Recently the Lonely Planet's 2011 Best In Travel Book declared, "Wellington... might just be the best little capital in the world, and it is crammed with more bars, cafes and restaurants per capita than New York."

This anointing was greeted with the to-be-expected slathering of the hospo industry.

See! We're great! Cafe society triumphs in New Zealand!

Or consumerism does. I suspect we're just bored. And I suspect that misery loves company, which is what the cafe owners and proprietors have recognised.

'Cafe society', whatever that is, hasn't magically appeared in New Zealand. We simply go to cafes en masse. Ponsonby Road in the early 21st century isn't Red Vienna of the 1920s. And why would we want to it be?

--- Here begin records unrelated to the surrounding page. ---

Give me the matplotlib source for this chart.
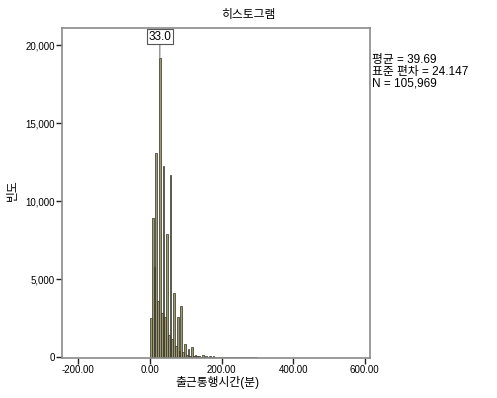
import matplotlib
matplotlib.use("Agg")
import matplotlib.pyplot as plt

plt.rcParams["font.family"] = ["Liberation Sans", "Noto Sans CJK KR"]

# histogram bins: left edge (minutes), width 5
bin_left = list(range(0, 300, 5))
counts = [
    2480, 8900, 5800, 13060, 3570, 19170, 2800, 12230, 2600, 7900,
    1400, 11700, 1150, 4140, 700, 2550, 400, 3250, 300, 830,
    150, 500, 100, 640, 60, 150, 40, 100, 30, 120,
    20, 60, 15, 40, 10, 50, 10, 30, 8, 25,
    5, 30, 5, 15, 5, 20, 3, 10, 3, 15,
    2, 8, 2, 6, 2, 10, 1, 4, 1, 6,
]
bin_width = 5
x_ticks = [-200, 0, 200, 400, 600]
y_ticks = [0, 5000, 10000, 15000, 20000]
stats_text = "평균 = 39.69\n표준 편차 = 24.147\nN = 105,969"
peak_label = "33.0"

fig = plt.figure(figsize=(4.97, 3.98), dpi=100)
ax = fig.add_axes([0.1247, 0.1005, 0.6198, 0.8291])

ax.bar(bin_left, counts, width=bin_width, align="edge",
       color="#9e9b74", edgecolor="#2e2e22", linewidth=0.5)

ax.set_xlim(-246, 615)
ax.set_ylim(-60, 21100)
ax.set_xticks(x_ticks)
ax.set_xticklabels([f"{v:.2f}" for v in x_ticks])
ax.set_yticks(y_ticks)
ax.set_yticklabels([f"{v:,}" for v in y_ticks])
ax.tick_params(labelsize=7, length=4, width=1, color="#222222", pad=1)

for s in ax.spines.values():
    s.set_color("#8a8a8a")
    s.set_linewidth(1.2)

fig.text(0.438, 0.038, "출근통행시간(분)", ha="center", va="center", fontsize=8.5)
fig.text(0.026, 0.523, "빈도", ha="center", va="center", fontsize=8.5,
         rotation=90)
fig.text(0.5, 0.962, "히스토그램", ha="center", va="center", fontsize=8.5)

# peak annotation box
i_peak = counts.index(max(counts))
px = bin_left[i_peak] + bin_width / 2
ax.annotate(peak_label, xy=(px, counts[i_peak]), xytext=(px, 20550),
            ha="center", va="center", fontsize=8.5,
            bbox=dict(boxstyle="square,pad=0.15", fc="white", ec="#555555", lw=0.8),
            arrowprops=dict(arrowstyle="-", color="#777777", lw=0.8,
                            shrinkA=0, shrinkB=0))

fig.text(0.749, 0.82, stats_text, ha="left", va="center", fontsize=8.5,
         linespacing=1.0)

fig.savefig("out.png", dpi=100)
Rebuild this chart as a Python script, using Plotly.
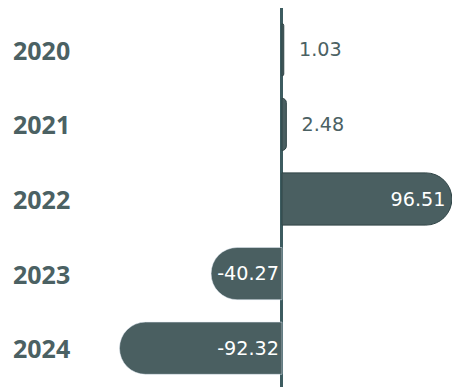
import plotly.graph_objects as go

years = ["2020", "2021", "2022", "2023", "2024"]
values = [1.03, 2.48, 96.51, -40.27, -92.32]
labels = ["1.03", "2.48", "96.51", "-40.27", "-92.32"]

BAR = "#4a5f61"
TXT = "#4b6163"
LINE = "#3d5c60"

pos_idx = [i for i, v in enumerate(values) if v >= 0]
neg_idx = [i for i, v in enumerate(values) if v < 0]

fig = go.Figure()
fig.add_trace(go.Bar(
    y=[years[i] for i in pos_idx], x=[values[i] for i in pos_idx],
    orientation="h", text=[labels[i] for i in pos_idx],
    texttemplate="\u00a0\u00a0%{text}",
    textposition=["outside" if values[i] < 20 else "inside" for i in pos_idx],
    insidetextanchor="end",
    textfont=dict(family="DejaVu Sans", size=20),
    insidetextfont=dict(color="white"),
    outsidetextfont=dict(color=TXT),
    marker=dict(color=BAR, cornerradius=26, line=dict(width=1, color="#2f4446")),
    cliponaxis=False,
    hoverinfo="skip",
))
fig.add_trace(go.Bar(
    y=[years[i] for i in neg_idx], x=[values[i] for i in neg_idx],
    orientation="h", text=[labels[i] for i in neg_idx],
    textposition="inside", insidetextanchor="start",
    textfont=dict(family="DejaVu Sans", size=20, color="white"),
    marker=dict(color=BAR, cornerradius=26),
    hoverinfo="skip",
))

for i, y in enumerate(years):
    fig.add_annotation(x=11 / 452, xref="paper", y=i, yref="y", text=f"<b>{y}</b>",
                       xanchor="left", showarrow=False,
                       font=dict(family="Open Sans", size=25, color=TXT))

fig.update_layout(
    width=452, height=387, margin=dict(l=0, r=0, t=8, b=0, autoexpand=False),
    plot_bgcolor="white", paper_bgcolor="white",
    barmode="relative", bargap=0.3, showlegend=False,
    xaxis=dict(range=[-160.2, 96.6], showgrid=False, showticklabels=False,
               zeroline=True, zerolinecolor=LINE, zerolinewidth=3, layer="above traces"),
    yaxis=dict(type="category", categoryorder="array", categoryarray=years,
               range=[4.52, -0.56], showgrid=False, showticklabels=False, zeroline=False),
    uniformtext=dict(minsize=8, mode="show"),
)
fig.write_html("out.html", config={"displayModeBar": False},
               post_script="document.body.style.margin='0';document.body.style.overflow='hidden';")
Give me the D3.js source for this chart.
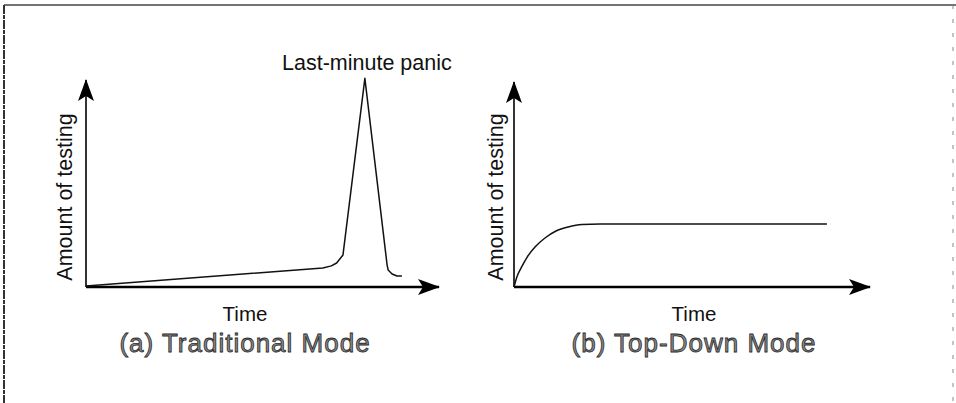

Let's be who we are. Proud. Free. Alone. Not whacking down eight bucks for a sandwich in some caffeine-mill.

And brave enough to ask why the activity, if it can be called that (it is more of a reflex for most), of lounging around in cafes has insinuated itself into some kind of patriotic proof?

Yes, New Zealand makes good coffee, but so what? The Swiss make excellent cuckoo clocks. Unless I've missed something, you don't hear them dribbling on about it as an aspect of national virtue.

The time has come to rise up!

Get a teabag.

Stay at home and keep your mouth shut.

Sharpen your pitchfork.

2011 is the year when we will drive the cafes and the chuntering, clattering herds who inhabit them into the sea.